In this way, Iushchenko and his entourage succeeded in bringing people out into the streets who were disillusioned by the authorities (central and local), on whom they placed the blame for all their problems. Only this time, in contrast to the confused staggering of the multi-thousand crowd in 2001 and 2002, the people on Maidan deployed their forces quickly, concentrating them in the necessary place. This says that the leaders of the opposition to Kuchma and the invisible organizers of the national uprising underwent good training on the eve of November-December 2004.

What Next?

The political situation in the post-Soviet countries in which the Color Revolutions took place will be determined by the ability of the new leadership to resolve the problems of socioeconomic development and by the possibilities of the current authorities to consolidate society. If these issues are not resolved, the change in political elites in Ukraine, Georgia, and Kyrgyzstan will create conditions for repetition of the revolutionary situation.

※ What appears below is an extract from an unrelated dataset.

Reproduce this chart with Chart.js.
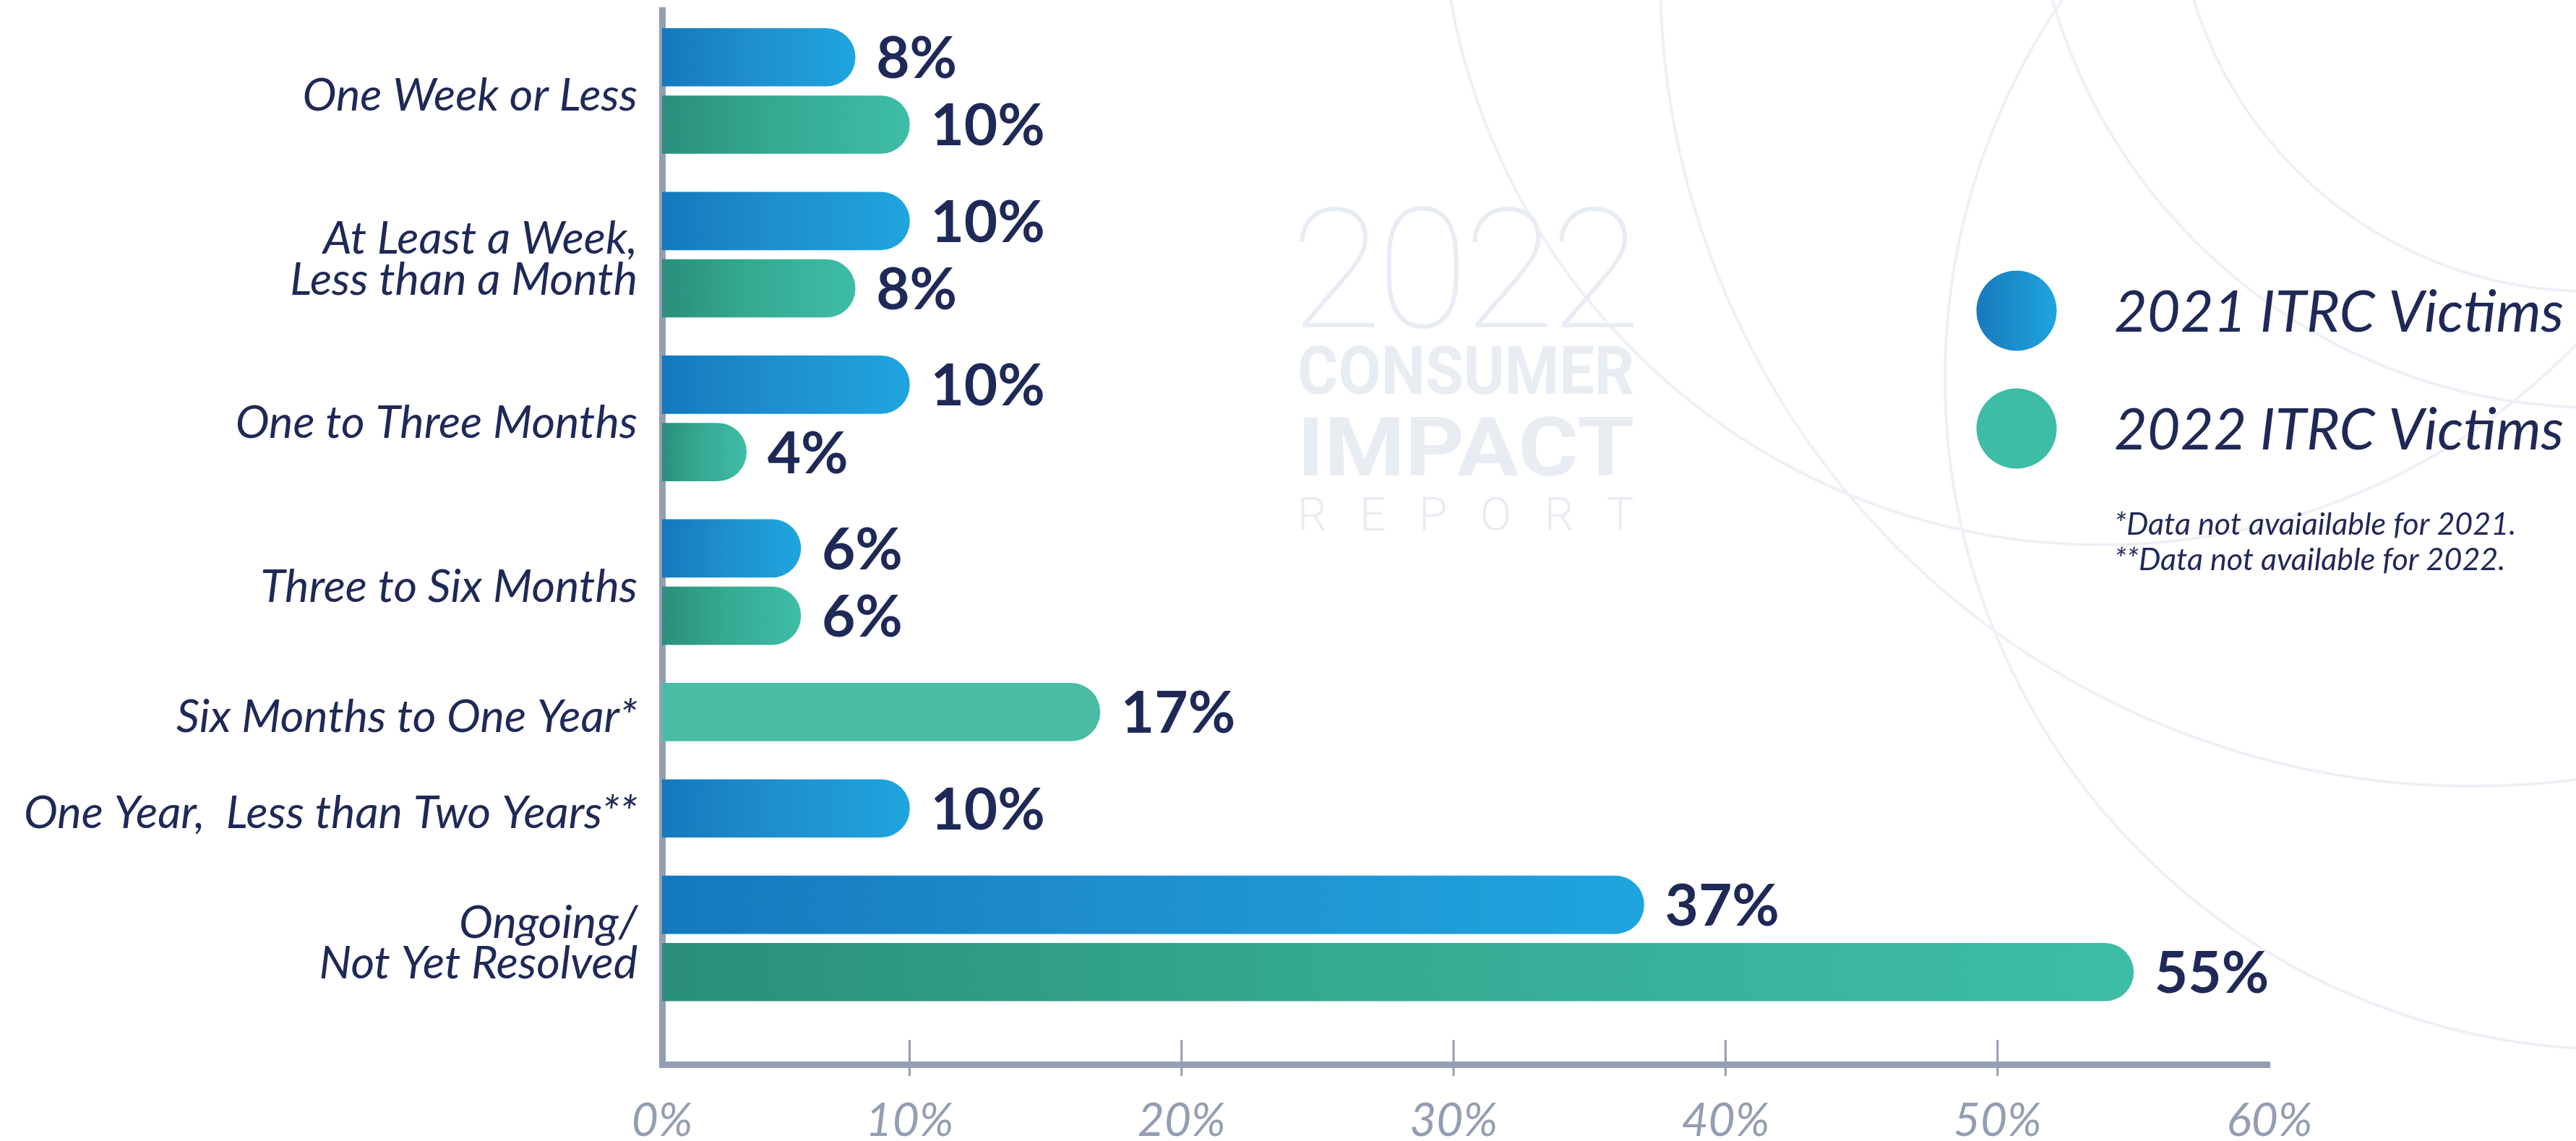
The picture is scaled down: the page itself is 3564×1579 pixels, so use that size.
<!DOCTYPE html>
<html>
<head>
<meta charset="utf-8">
<script src="https://cdn.jsdelivr.net/npm/chart.js@4.4.1/dist/chart.umd.min.js"></script>
<style>
  html, body { margin: 0; padding: 0; background: #fff; }
  #wrap { width: 3564px; height: 1579px; position: relative; }
</style>
</head>
<body>
<div id="wrap"><canvas id="chart"></canvas></div>
<script>
// chart data
const categories = [
  ['One Week or Less'],
  ['At Least a Week,', 'Less than a Month'],
  ['One to Three Months'],
  ['Three to Six Months'],
  ['Six Months to One Year*'],
  ['One Year,  Less than Two Years**'],
  ['Ongoing/', 'Not Yet Resolved'],
];
const seriesLabels = ['2021 ITRC Victims', '2022 ITRC Victims'];
const victims2021 = [8, 10, 10, 6, null, 10, 37];
const victims2022 = [10, 8, 4, 6, 17, null, 55];
const xTickValues = [0, 10, 20, 30, 40, 50, 60];
const footnotes = ['*Data not avaiailable for 2021.', '**Data not available for 2022.'];

const NAVY = '#1f2957';
const AXIS_COLOR = '#949eb2';
const FAINT = '#e8ecf3';
const GROUP_GAP = 1.43;   // spacing between groups, in bar steps
const AXIS_START = 0.9;   // the drawn axis sits a bit right of true zero in the original
const FLAT_ROWS = [4];    // the original paints this row's bar in a flat colour

// row positions: bars of one category sit one step apart, categories are further apart
const series = [victims2021, victims2022];
const rowPos = series.map(() => []);
const catCenters = [];
let pos = 0;
categories.forEach((c, i) => {
  if (i > 0) pos += GROUP_GAP;
  const used = [];
  series.forEach((s, d) => {
    if (s[i] == null) return;
    if (used.length) pos += 1;
    rowPos[d][i] = pos;
    used.push(pos);
  });
  catCenters.push(used.reduce((a, b) => a + b, 0) / used.length);
});

const gradients = [
  ['#1479bd', '#1f8ecd', '#1fa5de'],
  ['#2a8e7b', '#35a992', '#3ebda6'],
];
const flatColors = ['#1f9bd8', '#4abca6'];

function barFill(d) {
  return (ctx) => {
    const chart = ctx.chart;
    if (!chart.chartArea || !ctx.raw) return gradients[d][2];
    if (FLAT_ROWS.includes(ctx.raw.row)) return flatColors[d];
    const x = chart.scales.x;
    const x0 = x.getPixelForValue(x.min);
    const x1 = x.getPixelForValue(ctx.raw.x);
    const g = chart.ctx.createLinearGradient(x0, 0, x1, 0);
    g.addColorStop(0, gradients[d][0]);
    g.addColorStop(0.45, gradients[d][1]);
    g.addColorStop(1, gradients[d][2]);
    return g;
  };
}

// faint circles and report logo behind the chart
const backdrop = {
  id: 'backdrop',
  beforeDraw(chart) {
    const ctx = chart.ctx;
    ctx.save();
    ctx.fillStyle = '#fff';
    ctx.fillRect(0, 0, chart.width, chart.height);
    ctx.strokeStyle = '#eef0f6';
    ctx.lineWidth = 4;
    [[2908, -161, 915], [3420, -35, 1123], [3592, -220, 784], [3581, -168, 571], [3619, 524, 928]]
      .forEach(([cx, cy, r]) => {
        ctx.beginPath();
        ctx.arc(cx, cy, r, 0, Math.PI * 2);
        ctx.stroke();
      });

    ctx.fillStyle = FAINT;
    ctx.textBaseline = 'alphabetic';
    ctx.textAlign = 'left';
    const spread = (text, x0, x1, y, font) => {
      ctx.font = font;
      const chars = [...text];
      const ws = chars.map(ch => ctx.measureText(ch).width);
      const gap = (x1 - x0 - ws.reduce((a, b) => a + b, 0)) / (chars.length - 1);
      let x = x0;
      chars.forEach((ch, i) => { ctx.fillText(ch, x, y); x += ws[i] + gap; });
    };
    const fit = (text, x0, x1, y, font) => {
      ctx.font = font;
      const w = ctx.measureText(text).width;
      ctx.save();
      ctx.translate(x0, y);
      ctx.scale((x1 - x0) / w, 1);
      ctx.fillText(text, 0, 0);
      ctx.restore();
    };
    spread('2022', 1785, 2271, 453, '100 232px Roboto');
    fit('CONSUMER', 1795, 2261, 545, 'bold 92px Roboto');
    fit('IMPACT', 1795, 2261, 658, 'bold 114px Roboto');
    spread('REPORT', 1795, 2261, 734, '300 64px Roboto');
    ctx.restore();
  }
};

// percentage labels at the end of each bar
const valueLabels = {
  id: 'valueLabels',
  afterDatasetsDraw(chart) {
    const ctx = chart.ctx;
    ctx.save();
    ctx.fillStyle = NAVY;
    ctx.font = 'bold 80px Lato';
    ctx.textAlign = 'left';
    ctx.textBaseline = 'alphabetic';
    chart.data.datasets.forEach((ds, d) => {
      chart.getDatasetMeta(d).data.forEach((el, i) => {
        ctx.fillText(ds.data[i].x + '%', el.x + 29, el.y + 29);
      });
    });
    ctx.restore();
  }
};

// small tick marks crossing the x axis
const tickMarks = {
  id: 'tickMarks',
  afterDraw(chart) {
    const { ctx, chartArea } = chart;
    const x = chart.scales.x;
    ctx.save();
    ctx.strokeStyle = AXIS_COLOR;
    ctx.lineWidth = 3;
    xTickValues.slice(1, -1).forEach(v => {
      const px = x.getPixelForValue(v);
      ctx.beginPath();
      ctx.moveTo(px, chartArea.bottom - 34);
      ctx.lineTo(px, chartArea.bottom + 16);
      ctx.stroke();
    });
    ctx.restore();
  }
};

// legend with round markers plus the footnotes
const sideLegend = {
  id: 'sideLegend',
  afterDraw(chart) {
    const ctx = chart.ctx;
    ctx.save();
    const rows = [430, 593];
    chart.data.datasets.forEach((ds, d) => {
      const cy = rows[d];
      const g = ctx.createLinearGradient(2735, 0, 2846, 0);
      g.addColorStop(0, d === 0 ? '#1779bd' : '#3ebca5');
      g.addColorStop(1, d === 0 ? '#1fa5de' : '#3ebca5');
      ctx.fillStyle = g;
      ctx.beginPath();
      ctx.arc(2790, cy, 55.5, 0, Math.PI * 2);
      ctx.fill();
      ctx.fillStyle = NAVY;
      ctx.font = 'italic 79px Lato';
      ctx.textBaseline = 'alphabetic';
      ctx.fillText(ds.label, 2925, cy + 29);
    });
    ctx.font = 'italic 43px Lato';
    footnotes.forEach((t, i) => ctx.fillText(t, 2925, 740 + i * 49));
    ctx.restore();
  }
};

Chart.defaults.font.family = "Lato, 'Noto Sans', sans-serif";

new Chart(document.getElementById('chart'), {
  type: 'bar',
  data: {
    datasets: series.map((s, d) => ({
      label: seriesLabels[d],
      data: s.map((v, i) => v == null ? null : { x: v, y: rowPos[d][i], row: i }).filter(Boolean),
      backgroundColor: barFill(d),
      grouped: false,
      barThickness: 80,
      borderRadius: 40,
      borderSkipped: 'start',
    })),
  },
  options: {
    indexAxis: 'y',
    responsive: true,
    maintainAspectRatio: false,
    animation: false,
    devicePixelRatio: 1,
    layout: { padding: { top: 14, right: 424, left: 0, bottom: 0 } },
    plugins: { legend: { display: false }, tooltip: { enabled: false } },
    scales: {
      x: {
        type: 'linear',
        min: AXIS_START,
        max: 60,
        bounds: 'data',
        offset: false,
        grid: { display: false, drawTicks: false, offset: false },
        border: { display: true, color: AXIS_COLOR, width: 9 },
        afterBuildTicks: (s) => { s.ticks = xTickValues.map(v => ({ value: Math.max(v, AXIS_START) })); },
        afterFit: (s) => { s.height = 106; s.paddingLeft = 0; s.paddingRight = 0; },
        ticks: {
          autoSkip: false,
          maxRotation: 0,
          padding: 40,
          color: AXIS_COLOR,
          font: { size: 64, style: 'italic' },
          callback: (v, i) => xTickValues[i] + '%',
        },
      },
      y: {
        type: 'linear',
        reverse: true,
        min: -0.7,
        max: pos + 1.37,
        bounds: 'data',
        offset: false,
        z: 1,
        grid: { display: false, drawTicks: false, offset: false },
        border: { display: true, color: AXIS_COLOR, width: 9 },
        afterBuildTicks: (s) => { s.ticks = catCenters.map(v => ({ value: v })); },
        afterFit: (s) => { s.width = 916; s.paddingTop = 0; s.paddingBottom = 0; },
        ticks: {
          autoSkip: false,
          padding: 34,
          labelOffset: 7,
          color: NAVY,
          font: { size: 63, style: 'italic', lineHeight: 0.9 },
          callback: (v, i) => categories[i],
        },
      },
    },
  },
  plugins: [backdrop, valueLabels, tickMarks, sideLegend],
});
</script>
</body>
</html>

Regardless of who takes the helm in Ukraine, Georgia, and Kyrgyzstan, Russia will develop relations with these countries. The Russian president spoke about the need to develop cooperation with the post-Soviet states at a meeting of the Russian Federation Security Council, at which the question of relations between official Moscow and NATO was discussed. Cooperation within the CIS will remain Russias foreign policy priority. I have said repeatedly that work in the Commonwealth is a priority area in our foreign policy doctrine. And this approach should become a principle of the activity aimed at maintaining regional stability within the Commonwealth. The question is only of how to work, with whom, and what goals to set.

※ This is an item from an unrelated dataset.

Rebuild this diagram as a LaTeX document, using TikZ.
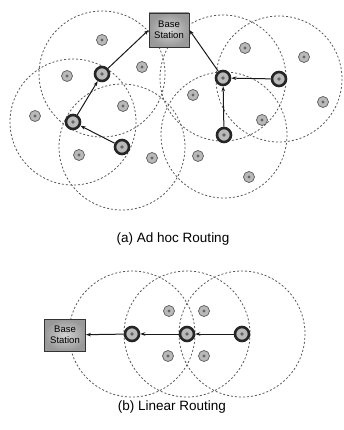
\documentclass[tikz,border=0pt]{standalone}
\usepackage{fontspec}
\setmainfont{Liberation Sans}
\usetikzlibrary{arrows.meta}
\begin{document}
\begin{tikzpicture}[x=1pt,y=-1pt,
 rng/.style={draw=black!65,dash pattern=on 2pt off 2pt,line width=0.8pt},
 sn/.style={circle,inner sep=0pt,minimum size=11pt,fill=gray!55,draw=gray!70!black,line width=0.7pt,
   path picture={\fill[black!60] (path picture bounding box.center) circle (1.6pt);}},
 ch/.style={circle,inner sep=0pt,minimum size=14pt,fill=gray!55,draw=black!85,line width=2.6pt,
   path picture={\fill[black!60] (path picture bounding box.center) circle (1.8pt);}},
 bs/.style={draw=black!80,line width=0.8pt,minimum width=40pt,minimum height=34pt,inner sep=1pt,
   inner color=gray!35,outer color=gray!80,align=center,font=\fontsize{9.5}{10.5}\selectfont},
 lnk/.style={-{Stealth[length=5pt,width=3.5pt]},line width=1pt,black!90},
 captxt/.style={font=\fontsize{13.5}{15}\selectfont}]
\useasboundingbox (0,0) rectangle (343,430);
% (a) coordinates
\coordinate (pa1) at (102,74);
\coordinate (pa2) at (73,122);
\coordinate (pa3) at (122,147);
\coordinate (pa4) at (223,78);
\coordinate (pa5) at (279,79);
\coordinate (pa6) at (224,135);
\foreach \c in {pa1,pa2,pa3,pa4,pa5,pa6} \draw[rng] (\c) circle (63);
% (b) coordinates
\coordinate (pb1) at (132,334);
\coordinate (pb2) at (187,334);
\coordinate (pb3) at (242,334);
\foreach \c in {pb1,pb2,pb3} \draw[rng] (\c) circle (63);
% (a) nodes
\node[bs] (bsa) at (169,30) {Base\\Station};
\node[ch] (h1) at (pa1) {};
\node[ch] (h2) at (pa2) {};
\node[ch] (h3) at (pa3) {};
\node[ch] (h4) at (pa4) {};
\node[ch] (h5) at (pa5) {};
\node[ch] (h6) at (pa6) {};
\node[sn] (s1) at (102,40) {};
\node[sn] (s2) at (67,76) {};
\node[sn] (s3) at (142,67) {};
\node[sn] (s4) at (35,116) {};
\node[sn] (s5) at (123,106) {};
\node[sn] (s6) at (79,155) {};
\node[sn] (s7) at (152,158) {};
\node[sn] (s8) at (245,48) {};
\node[sn] (s9) at (304,57) {};
\node[sn] (s10) at (193,95) {};
\node[sn] (s11) at (323,102) {};
\node[sn] (s12) at (262,120) {};
\node[sn] (s13) at (198,156) {};
\node[sn] (s14) at (249,177) {};
\draw[lnk] (h3) -- (h2);
\draw[lnk] (h2) -- (h1);
\draw[lnk] (h1) -- (bsa.west);
\draw[lnk] (h5) -- (h4);
\draw[lnk] (h6) -- (h4);
\draw[lnk] (h4) -- (bsa.east);
\node[captxt] (capa) at (173,239) {(a) Ad hoc Routing};
% (b) nodes
\node[bs,minimum width=41pt,minimum height=32pt] (bsb) at (65,335) {Base\\Station};
\node[ch] (k1) at (pb1) {};
\node[ch] (k2) at (pb2) {};
\node[ch] (k3) at (pb3) {};
\node[sn] (t1) at (169,311) {};
\node[sn] (t2) at (204,311) {};
\node[sn] (t3) at (168,356) {};
\node[sn] (t4) at (204,356) {};
\draw[lnk] (k3) -- (k2);
\draw[lnk] (k2) -- (k1);
\draw[lnk] (k1) -- (bsb);
\node[captxt] (capb) at (172,407) {(b) Linear Routing};
\end{tikzpicture}
\end{document}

Under the new conditions which have developed in several CIS countries, it will be much more difficult to develop bilateral cooperation. In many post-Soviet states, a new elite is coming to power which is more hard-line and pragmatic, less influenced by the stereotypes characteristic of political relations during the Soviet era, and relies on Western political support and (partially) resources.

Attempts to divide power (and following it property too) will be seen in all the post-Soviet countries. This process will likely take quite a long time. What is more, taking the helm does not mean the problem is solved. Most important is the policy the new authorities begin to conduct, and whether it will be different from the actions of the former leadership. Whether the former Soviet republics are able to become full-fledged states, or whether they continue to be tossed about on the waves of world politics will depend on this.